1. ## Probability

A TV sports commentator claims that 45 percent of all football injuries are knee injuries, assuming that this claim is true what is the probability that in a game with 5 reported injuries:
a) all are knee injuries?
b) none are knee injuries?
c) at least 3 are knee injuries?
d) no more than 2 are knee injuries?

I am looking for some direction, confused as to where to begin, looking for any kind of help, it'd be much appreciated.

2. Originally Posted by cvaughn13
A TV sports commentator claims that 45 percent of all football injuries are knee injuries, assuming that this claim is true what is the probability that in a game with 5 reported injuries:
a) all are knee injuries?
b) none are knee injuries?
c) at least 3 are knee injuries?
d) no more than 2 are knee injuries?

I am looking for some direction, confused as to where to begin, looking for any kind of help, it'd be much appreciated.
a) P("all are knee injuries") = 0.45*0.45*0.45*0.45*0.45 = 0.45^5

b) P("none are knee injuries") = (1-0.45)^5 = 0.55^5,

because you know P("knee injury") = 0.45
then P("no knee injury") = 1-0.45 = 0.55

c) P("at least 3 knee injuries") = $\begin{pmatrix} 5 \\ 3\end{pmatrix}*0.45^3*0.55^2 + \begin{pmatrix} 5 \\ 4\end{pmatrix}*0.45^4*0.55^1+0.45^5$

I consider "A and B and C has a knee injury, but D and E don't and D and E and A has a knee injury, but player B,C don't" as two different cases.
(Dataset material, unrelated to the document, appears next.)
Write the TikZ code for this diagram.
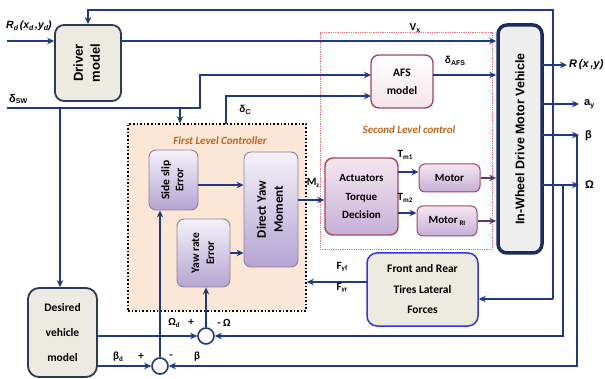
\documentclass[tikz,border=0pt]{standalone}
\usepackage{fontspec}
\setmainfont{Carlito}
\newfontfamily\arialf{Liberation Sans}
\usetikzlibrary{arrows.meta,calc}
\definecolor{navy}{HTML}{1F3A80}
\definecolor{beige}{HTML}{ECEAE1}
\definecolor{boxedge}{HTML}{2E3A55}
\definecolor{vehfill}{HTML}{EEEEEE}
\definecolor{vehedge}{HTML}{1A2B5C}
\definecolor{pedge}{HTML}{8A8298}
\definecolor{ptop}{HTML}{F4F2F8}
\definecolor{pbot}{HTML}{B3A4D2}
\definecolor{redge}{HTML}{A3465A}
\definecolor{rtop}{HTML}{F6E6EE}
\definecolor{rbot}{HTML}{C4B0D8}
\definecolor{afsbot}{HTML}{F3E4EA}
\definecolor{flcfill}{HTML}{FCE6D6}
\definecolor{orangelab}{HTML}{C0621A}
\definecolor{tiresedge}{HTML}{3434E0}
\definecolor{slcline}{HTML}{EC6F80}
\definecolor{motarr}{HTML}{5B3B62}
\newcommand{\lsub}[1]{\raisebox{-1.6pt}{\fontsize{7}{8}\selectfont #1}}
\tikzset{
  ln/.style={draw=navy, line width=1.6pt},
  arr/.style={ln, -{Stealth[length=7pt,width=6.5pt]}},
  greybox/.style={draw=boxedge, line width=1.8pt, rounded corners=9pt, fill=beige, align=center, inner sep=0pt},
  purplebox/.style={draw=pedge, line width=0.9pt, rounded corners=7pt, top color=ptop, bottom color=pbot, align=center, inner sep=0pt},
  redbox/.style={draw=redge, line width=1.4pt, rounded corners=8pt, top color=rtop, bottom color=rbot, align=center, inner sep=0pt},
  lab/.style={font=\arialf\bfseries\fontsize{10}{12}\selectfont, text=black, inner sep=0pt},
  clab/.style={font=\bfseries\fontsize{11}{12}\selectfont, text=black, inner sep=0pt},
  sumj/.style={circle, draw=navy, line width=1.6pt, fill=white, minimum size=16pt, inner sep=0pt},
}
\begin{document}
\begin{tikzpicture}[x=1pt,y=-1pt]
\useasboundingbox (0,0) rectangle (605,379);
% group boxes
\node[draw=black, dotted, line width=1.6pt, fill=flcfill, minimum width=178pt, minimum height=187pt, inner sep=0pt] (flc) at (217,217.5) {};
\node[draw=slcline, densely dotted, line width=0.8pt, minimum width=172pt, minimum height=217pt, inner sep=0pt] (slc) at (406,140.5) {};
\node[font=\bfseries\itshape\fontsize{11}{12}\selectfont, text=orangelab] (flct) at (220,141) {First Level Controller};
\node[font=\bfseries\itshape\fontsize{11}{12}\selectfont, text=orangelab] (slct) at (409,130) {Second Level control};

% blocks
\node[greybox, minimum width=66pt, minimum height=76pt] (driver) at (88,63)
  {\rotatebox{90}{\arialf\bfseries\fontsize{13}{17}\selectfont\begin{tabular}{@{}c@{}}Driver\\model\end{tabular}}};
\node[draw=vehedge, line width=3.5pt, rounded corners=9pt, fill=vehfill, minimum width=44pt, minimum height=228pt, inner sep=0pt] (veh) at (520,139)
  {\rotatebox{90}{\arialf\bfseries\fontsize{12.5}{14}\selectfont In-Wheel Drive Motor Vehicle}};
\node[draw=redge, line width=1.4pt, rounded corners=8pt, top color=white, bottom color=afsbot, minimum width=62pt, minimum height=53pt, align=center, inner sep=0pt, font=\bfseries\fontsize{11.5}{18}\selectfont] (afs) at (402,81.5) {AFS\\model};
\node[purplebox, minimum width=49pt, minimum height=60pt] (ss) at (173.5,180)
  {\rotatebox{90}{\bfseries\fontsize{11.5}{14}\selectfont\begin{tabular}{@{}c@{}}Side slip\\Error\end{tabular}}};
\node[purplebox, minimum width=53pt, minimum height=68pt] (yr) at (203.5,253)
  {\rotatebox{90}{\bfseries\fontsize{11.5}{15}\selectfont\begin{tabular}{@{}c@{}}Yaw rate\\Error\end{tabular}}};
\node[purplebox, minimum width=54pt, minimum height=115pt] (dym) at (271,209.5)
  {\rotatebox{90}{\bfseries\fontsize{13}{17}\selectfont\begin{tabular}{@{}c@{}}Direct Yaw\\Moment\end{tabular}}};
\node[redbox, minimum width=73pt, minimum height=77pt, font=\bfseries\fontsize{11}{18.5}\selectfont] (act) at (361.5,196.5) {Actuators\\Torque\\Decision};
\node[redbox, line width=1pt, rounded corners=6pt, minimum width=61pt, minimum height=28pt, font=\bfseries\fontsize{11}{12}\selectfont] (mot) at (449.5,178) {Motor};
\node[redbox, line width=1pt, rounded corners=6pt, minimum width=60pt, minimum height=30pt, font=\bfseries\fontsize{11}{12}\selectfont] (motri) at (447,221) {Motor\,\lsub{RI}};
\node[draw=tiresedge, line width=1.5pt, rounded corners=10pt, fill=beige, minimum width=111pt, minimum height=73pt, align=center, inner sep=0pt, font=\bfseries\fontsize{11.5}{20.5}\selectfont] (tires) at (422.5,289.5) {Front and Rear\\Tires Lateral\\Forces};
\node[greybox, rounded corners=11pt, minimum width=69pt, minimum height=89pt, font=\bfseries\fontsize{11.5}{25}\selectfont] (des) at (62.5,332.5) {Desired\\vehicle\\model};
\node[sumj] (osum) at (206,336) {};
\node[sumj] (bsum) at (160,366) {};

% coordinates
\coordinate (rdin) at (7,41);
\coordinate (vxs) at (121,41);
\coordinate (dsw) at (7,108);
\coordinate (dswA) at (200,108);
\coordinate (dswB) at (180,108);
\coordinate (dswC) at (60,108);
\coordinate (afsin1) at (371,75);
\coordinate (afsin2) at (371,96);
\coordinate (dcs) at (226,124);
\coordinate (afsout) at (433,75);
\coordinate (ftop) at (553,10);
\coordinate (fbot) at (553,299);
\coordinate (rout) at (542,65);
\coordinate (rend) at (567,65);
\coordinate (ayout) at (542,104);
\coordinate (ayend) at (579,104);
\coordinate (bout) at (542,135);
\coordinate (bend) at (579,135);
\coordinate (bfb) at (577,135);
\coordinate (oout) at (542,185);
\coordinate (oend) at (579,185);
\coordinate (ofb) at (563,185);
\coordinate (fin) at (367,282);
\coordinate (ssout) at (198,185);
\coordinate (mzout) at (298,200);
\coordinate (t1) at (398,172);
\coordinate (t2) at (398,213);
\coordinate (dso) at (97,336);
\coordinate (dsb) at (97,366);

% connectors
\draw[arr] (rdin) -- (rdin -| driver.west);
\draw[arr] (fbot) -- (ftop) -| (driver.north);
\draw[arr] (fbot) -- (fbot -| tires.east);
\draw[arr] (vxs) -- (vxs -| veh.west);
\draw[arr] (dsw) -- (dswA) |- (afsin1);
\draw[arr] (dswB) -- (dswB |- flc.north);
\draw[arr] (dswC) -- (dswC |- des.north);
\draw[arr] (dcs) |- (afsin2);
\draw[arr] (afsout) -- (afsout -| veh.west);
\draw[arr] (rout) -- (rend);
\draw[arr] (ayout) -- (ayend);
\draw[arr] (bout) -- (bend);
\draw[arr] (oout) -- (oend);
\draw[arr] (bfb) |- (bsum.east);
\draw[arr] (ofb) |- (osum.east);
\draw[arr] (fin) -- (fin -| flc.east);
\draw[arr] (dso) -- (osum.west);
\draw[arr] (dsb) -- (bsum.west);
\draw[arr] (bsum.north) -- (bsum.north |- ss.south);
\draw[arr] (osum.north) -- (osum.north |- yr.south);
\draw[arr] (ssout) -- (ssout -| dym.west);
\draw[arr] (yr.east) -- (yr.east -| dym.west);
\draw[arr] (mzout) -- (mzout -| act.west);
\draw[arr] (t1) -- (t1 -| mot.west);
\draw[arr] (t2) -- (t2 -| motri.west);
\draw[arr, draw=motarr] (mot.east) -- (mot.east -| veh.west);
\draw[arr, draw=motarr] (motri.east) -- (motri.east -| veh.west);

% labels
\node[font=\arialf\bfseries\itshape\fontsize{10.5}{12}\selectfont, anchor=west, inner sep=0pt] (lrd) at (6,26) {R\lsub{d}\,(x\lsub{d}\,,y\lsub{d})};
\node[lab, anchor=west, font=\arialf\bfseries\fontsize{11}{12}\selectfont] (ldsw) at (9,99) {δ\lsub{SW}};
\node[lab] (lvx) at (415,28) {V\lsub{x}};
\node[lab] (lafs) at (455,61) {δ\lsub{AFS}};
\node[lab] (ldc) at (245,110) {δ\lsub{C}};
\node[clab] (lmz) at (313,183) {M\lsub{z}};
\node[clab] (lt1) at (405,155) {T\lsub{m1}};
\node[clab] (lt2) at (405,198) {T\lsub{m2}};
\node[clab] (lfyf) at (342,267) {F\lsub{yf}};
\node[clab] (lfyr) at (342,288) {F\lsub{yr}};
\node[font=\arialf\bfseries\itshape\fontsize{11}{12}\selectfont, anchor=west, inner sep=0pt] (lr) at (569,65) {R\,(x\,,y)};
\node[lab, anchor=west, font=\arialf\bfseries\fontsize{11}{12}\selectfont] (lay) at (584,104) {a\lsub{y}};
\node[lab, anchor=west, font=\arialf\bfseries\fontsize{11}{12}\selectfont] (lb) at (585,136) {β};
\node[lab, anchor=west, font=\arialf\bfseries\fontsize{11}{12}\selectfont] (lo) at (585,185) {Ω};
\node[clab] (lbd) at (118,357) {β\lsub{d}};
\node[clab] (lbp) at (141,356) {+};
\node[clab] (lbm) at (171,357) {-};
\node[clab] (lbb) at (197,357) {β};
\node[clab] (lod) at (174,323) {Ω\lsub{d}};
\node[clab] (lop) at (191,322) {+};
\node[clab] (lom) at (224,323) {- Ω};
\end{tikzpicture}
\end{document}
Thats where the 5 over 3 comes from.

3. Sorry, found some errors, see next post.
This is binomial with n=5 and p=P(knee injury)=.45
(d) is P(0 or 1 knee injury)=P(X=0)+P(X=1)

4. There's a typo in (c) that I just noticed. I'm changing the 4 to a 1 here, above the q.

AND (b) is partially right/wrong.

The answer is $.55^5$ which is not equal to $1-0.45^5$

Maybe you meant $(1-0.45)^5$, which is okay, but that's not how I would interprete your math.

Originally Posted by Rapha
a) P("all are knee injuries") = 0.45*0.45*0.45*0.45*0.45 = 0.45^5

b) P("none are knee injuries") = 1-0.45^5 = 0.55^5,

because you know P("knee injury") = 0.45
then P("no knee injury") = 1-0.45 = 0.55

c) P("at least 3 knee injuries") = $\begin{pmatrix} 5 \\ 3\end{pmatrix}*0.45^3*0.55^2 + \begin{pmatrix} 5 \\ 4\end{pmatrix}*0.45^4*0.55^1+0.45^5$

I consider "A and B and C has a knee injury, but D and E don't and D and E and A has a knee injury, but player B,C don't" as two different cases. Thats where the 5 over 3 comes from.